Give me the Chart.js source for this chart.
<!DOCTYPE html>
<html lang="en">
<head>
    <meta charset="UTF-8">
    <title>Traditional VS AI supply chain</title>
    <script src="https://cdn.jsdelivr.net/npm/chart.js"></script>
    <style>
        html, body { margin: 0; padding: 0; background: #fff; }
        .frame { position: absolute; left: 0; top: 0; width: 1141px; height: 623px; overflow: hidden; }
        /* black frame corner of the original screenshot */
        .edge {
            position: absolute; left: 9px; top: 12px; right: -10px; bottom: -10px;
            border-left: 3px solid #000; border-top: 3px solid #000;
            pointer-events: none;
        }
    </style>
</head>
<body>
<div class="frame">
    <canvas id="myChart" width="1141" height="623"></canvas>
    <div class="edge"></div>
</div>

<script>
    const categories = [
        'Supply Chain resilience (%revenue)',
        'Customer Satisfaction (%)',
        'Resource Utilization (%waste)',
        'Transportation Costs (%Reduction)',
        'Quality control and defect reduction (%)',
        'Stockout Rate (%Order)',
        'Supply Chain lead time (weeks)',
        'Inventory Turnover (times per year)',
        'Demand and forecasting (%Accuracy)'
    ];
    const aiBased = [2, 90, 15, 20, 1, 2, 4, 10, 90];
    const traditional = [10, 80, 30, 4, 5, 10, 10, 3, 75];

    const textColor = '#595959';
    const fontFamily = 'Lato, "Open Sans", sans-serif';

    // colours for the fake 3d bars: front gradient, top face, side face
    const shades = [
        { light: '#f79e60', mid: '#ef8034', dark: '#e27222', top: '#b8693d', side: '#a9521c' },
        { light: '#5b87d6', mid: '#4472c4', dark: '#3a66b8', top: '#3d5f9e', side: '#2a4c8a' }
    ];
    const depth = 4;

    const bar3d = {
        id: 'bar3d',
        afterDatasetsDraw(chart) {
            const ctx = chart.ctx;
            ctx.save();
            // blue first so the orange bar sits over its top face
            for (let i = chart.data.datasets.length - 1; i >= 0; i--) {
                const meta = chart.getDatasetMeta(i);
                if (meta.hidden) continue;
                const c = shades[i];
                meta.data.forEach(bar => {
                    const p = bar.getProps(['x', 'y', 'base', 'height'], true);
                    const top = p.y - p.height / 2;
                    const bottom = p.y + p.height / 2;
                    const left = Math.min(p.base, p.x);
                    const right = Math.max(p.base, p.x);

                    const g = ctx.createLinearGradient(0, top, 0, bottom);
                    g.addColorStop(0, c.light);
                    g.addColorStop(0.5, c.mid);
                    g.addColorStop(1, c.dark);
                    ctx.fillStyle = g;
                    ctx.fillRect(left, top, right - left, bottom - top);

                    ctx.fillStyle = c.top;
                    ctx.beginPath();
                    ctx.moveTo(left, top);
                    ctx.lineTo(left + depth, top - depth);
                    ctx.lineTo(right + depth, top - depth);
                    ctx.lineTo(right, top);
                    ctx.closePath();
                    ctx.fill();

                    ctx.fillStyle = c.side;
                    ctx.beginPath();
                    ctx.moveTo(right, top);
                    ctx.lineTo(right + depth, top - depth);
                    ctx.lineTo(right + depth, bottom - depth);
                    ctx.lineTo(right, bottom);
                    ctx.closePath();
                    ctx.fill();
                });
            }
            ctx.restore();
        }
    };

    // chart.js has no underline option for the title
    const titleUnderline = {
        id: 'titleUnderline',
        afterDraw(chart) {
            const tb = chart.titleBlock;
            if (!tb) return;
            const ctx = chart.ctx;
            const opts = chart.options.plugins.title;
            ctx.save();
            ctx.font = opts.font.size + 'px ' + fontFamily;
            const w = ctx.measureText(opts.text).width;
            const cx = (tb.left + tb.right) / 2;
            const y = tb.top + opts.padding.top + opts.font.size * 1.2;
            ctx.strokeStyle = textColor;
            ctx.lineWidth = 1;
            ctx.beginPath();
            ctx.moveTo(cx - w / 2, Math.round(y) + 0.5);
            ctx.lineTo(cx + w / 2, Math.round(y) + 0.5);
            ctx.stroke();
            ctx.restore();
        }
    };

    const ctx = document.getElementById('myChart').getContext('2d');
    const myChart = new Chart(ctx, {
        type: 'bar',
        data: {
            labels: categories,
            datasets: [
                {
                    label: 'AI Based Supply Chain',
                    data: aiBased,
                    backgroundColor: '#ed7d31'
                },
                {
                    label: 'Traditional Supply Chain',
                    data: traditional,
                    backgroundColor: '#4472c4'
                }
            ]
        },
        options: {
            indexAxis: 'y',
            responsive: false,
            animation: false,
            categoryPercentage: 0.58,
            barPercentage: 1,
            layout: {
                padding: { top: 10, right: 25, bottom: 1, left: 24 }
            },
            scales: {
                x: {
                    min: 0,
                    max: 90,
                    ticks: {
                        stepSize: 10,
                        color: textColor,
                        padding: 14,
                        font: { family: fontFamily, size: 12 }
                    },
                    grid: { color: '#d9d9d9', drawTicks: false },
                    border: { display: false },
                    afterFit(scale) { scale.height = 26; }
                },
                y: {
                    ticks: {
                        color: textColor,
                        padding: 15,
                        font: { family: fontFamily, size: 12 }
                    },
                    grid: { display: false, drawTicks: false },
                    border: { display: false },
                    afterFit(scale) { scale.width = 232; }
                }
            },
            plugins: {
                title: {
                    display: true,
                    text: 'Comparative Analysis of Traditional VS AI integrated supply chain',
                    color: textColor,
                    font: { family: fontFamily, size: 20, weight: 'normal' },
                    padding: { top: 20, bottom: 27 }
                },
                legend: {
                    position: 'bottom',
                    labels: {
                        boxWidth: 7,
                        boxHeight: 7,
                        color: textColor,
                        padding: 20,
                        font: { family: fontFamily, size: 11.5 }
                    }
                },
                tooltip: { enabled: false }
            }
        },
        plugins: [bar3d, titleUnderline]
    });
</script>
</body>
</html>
________________
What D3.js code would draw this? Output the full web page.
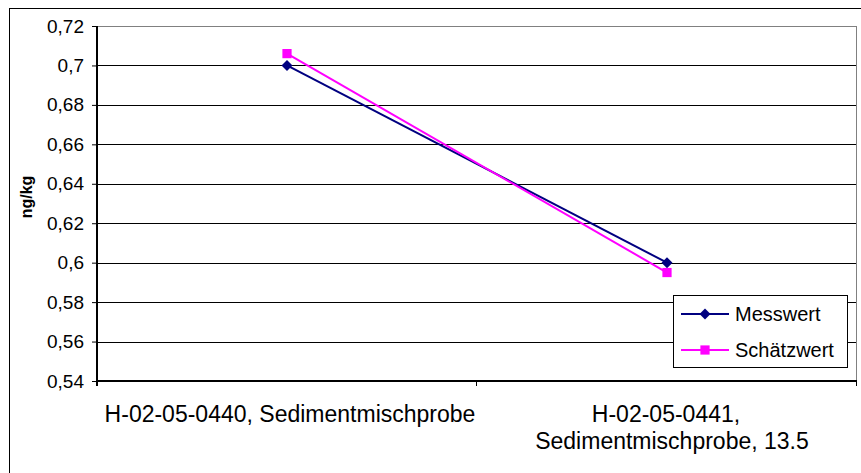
________________
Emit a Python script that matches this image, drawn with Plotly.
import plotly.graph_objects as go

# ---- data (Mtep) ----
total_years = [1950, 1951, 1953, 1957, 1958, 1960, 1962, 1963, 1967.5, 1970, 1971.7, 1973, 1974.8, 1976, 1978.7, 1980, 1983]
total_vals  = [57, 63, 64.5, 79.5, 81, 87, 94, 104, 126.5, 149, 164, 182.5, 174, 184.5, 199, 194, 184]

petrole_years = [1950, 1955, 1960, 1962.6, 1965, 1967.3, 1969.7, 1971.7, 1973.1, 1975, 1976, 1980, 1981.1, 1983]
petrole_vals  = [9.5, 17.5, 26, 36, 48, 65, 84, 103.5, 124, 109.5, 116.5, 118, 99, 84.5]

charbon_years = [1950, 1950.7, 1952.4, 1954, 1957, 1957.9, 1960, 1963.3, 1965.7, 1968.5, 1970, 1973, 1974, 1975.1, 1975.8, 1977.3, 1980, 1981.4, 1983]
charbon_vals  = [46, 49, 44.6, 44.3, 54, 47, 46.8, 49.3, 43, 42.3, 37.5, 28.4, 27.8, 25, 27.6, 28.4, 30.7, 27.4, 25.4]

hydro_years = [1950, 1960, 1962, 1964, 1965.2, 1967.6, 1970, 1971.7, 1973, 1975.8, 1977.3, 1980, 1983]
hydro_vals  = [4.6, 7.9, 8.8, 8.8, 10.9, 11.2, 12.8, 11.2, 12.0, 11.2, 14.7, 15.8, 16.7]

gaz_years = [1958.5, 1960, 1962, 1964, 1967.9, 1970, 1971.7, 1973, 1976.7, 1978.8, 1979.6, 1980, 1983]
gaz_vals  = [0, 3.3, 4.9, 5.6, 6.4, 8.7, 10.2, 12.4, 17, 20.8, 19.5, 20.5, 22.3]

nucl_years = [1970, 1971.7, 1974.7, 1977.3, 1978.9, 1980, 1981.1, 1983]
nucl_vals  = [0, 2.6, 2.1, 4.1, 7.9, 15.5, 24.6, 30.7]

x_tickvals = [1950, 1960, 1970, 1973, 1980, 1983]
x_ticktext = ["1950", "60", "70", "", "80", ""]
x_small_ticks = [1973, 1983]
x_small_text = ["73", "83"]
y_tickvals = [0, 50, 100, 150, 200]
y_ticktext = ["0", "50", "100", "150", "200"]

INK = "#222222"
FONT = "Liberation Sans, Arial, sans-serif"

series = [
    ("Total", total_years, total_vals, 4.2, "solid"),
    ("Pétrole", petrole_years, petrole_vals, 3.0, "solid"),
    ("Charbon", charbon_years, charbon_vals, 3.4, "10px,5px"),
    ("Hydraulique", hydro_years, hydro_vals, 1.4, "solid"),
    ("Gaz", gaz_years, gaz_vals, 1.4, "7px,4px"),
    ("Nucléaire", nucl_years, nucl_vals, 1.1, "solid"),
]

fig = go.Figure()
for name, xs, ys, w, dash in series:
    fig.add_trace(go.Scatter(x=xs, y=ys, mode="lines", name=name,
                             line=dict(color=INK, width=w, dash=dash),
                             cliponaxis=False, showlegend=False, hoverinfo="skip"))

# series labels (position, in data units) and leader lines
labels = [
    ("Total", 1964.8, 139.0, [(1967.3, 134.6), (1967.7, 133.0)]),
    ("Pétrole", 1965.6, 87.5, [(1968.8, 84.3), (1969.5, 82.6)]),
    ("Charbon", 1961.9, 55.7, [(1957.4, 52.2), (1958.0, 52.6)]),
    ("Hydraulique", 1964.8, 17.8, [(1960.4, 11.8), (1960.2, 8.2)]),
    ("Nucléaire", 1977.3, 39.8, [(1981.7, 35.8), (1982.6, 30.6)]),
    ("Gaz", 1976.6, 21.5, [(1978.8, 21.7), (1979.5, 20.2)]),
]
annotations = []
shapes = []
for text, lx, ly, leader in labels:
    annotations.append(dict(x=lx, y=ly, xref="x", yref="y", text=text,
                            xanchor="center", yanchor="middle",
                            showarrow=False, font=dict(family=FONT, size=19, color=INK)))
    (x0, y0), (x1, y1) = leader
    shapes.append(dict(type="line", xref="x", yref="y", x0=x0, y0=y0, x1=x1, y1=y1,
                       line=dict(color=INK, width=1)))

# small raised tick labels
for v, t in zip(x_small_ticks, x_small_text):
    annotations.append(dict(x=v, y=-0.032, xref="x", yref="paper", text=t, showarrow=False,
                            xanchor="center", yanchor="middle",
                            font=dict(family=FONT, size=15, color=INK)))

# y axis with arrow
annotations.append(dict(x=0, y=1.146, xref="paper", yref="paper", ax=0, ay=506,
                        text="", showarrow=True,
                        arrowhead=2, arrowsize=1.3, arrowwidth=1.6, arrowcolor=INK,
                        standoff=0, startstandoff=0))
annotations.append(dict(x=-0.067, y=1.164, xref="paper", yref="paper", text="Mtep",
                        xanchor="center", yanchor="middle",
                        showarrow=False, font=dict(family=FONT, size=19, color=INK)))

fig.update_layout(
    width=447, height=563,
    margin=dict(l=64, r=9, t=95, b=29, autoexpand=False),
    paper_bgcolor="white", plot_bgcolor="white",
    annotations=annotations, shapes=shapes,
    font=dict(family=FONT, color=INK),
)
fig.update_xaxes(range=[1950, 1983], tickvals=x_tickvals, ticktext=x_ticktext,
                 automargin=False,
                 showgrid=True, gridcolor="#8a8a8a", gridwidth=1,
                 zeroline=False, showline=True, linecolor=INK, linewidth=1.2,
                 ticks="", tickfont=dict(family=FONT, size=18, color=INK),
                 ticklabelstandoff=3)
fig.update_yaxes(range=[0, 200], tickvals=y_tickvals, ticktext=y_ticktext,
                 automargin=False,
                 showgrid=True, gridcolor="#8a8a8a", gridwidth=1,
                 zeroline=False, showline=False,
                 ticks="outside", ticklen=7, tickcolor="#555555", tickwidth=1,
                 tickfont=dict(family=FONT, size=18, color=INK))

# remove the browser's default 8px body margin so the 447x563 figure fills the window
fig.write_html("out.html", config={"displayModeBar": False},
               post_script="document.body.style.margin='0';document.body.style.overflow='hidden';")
________________
### TASK TO COMPLETE
Exactly repeat the lines from the line with "Emit a Python" to the line with "199, 194, 184]", including both, and output nothing else.

### EXERCISE OUTPUT
Emit a Python script that matches this image, drawn with Plotly.
import plotly.graph_objects as go

# ---- data (Mtep) ----
total_years = [1950, 1951, 1953, 1957, 1958, 1960, 1962, 1963, 1967.5, 1970, 1971.7, 1973, 1974.8, 1976, 1978.7, 1980, 1983]
total_vals  = [57, 63, 64.5, 79.5, 81, 87, 94, 104, 126.5, 149, 164, 182.5, 174, 184.5, 199, 194, 184]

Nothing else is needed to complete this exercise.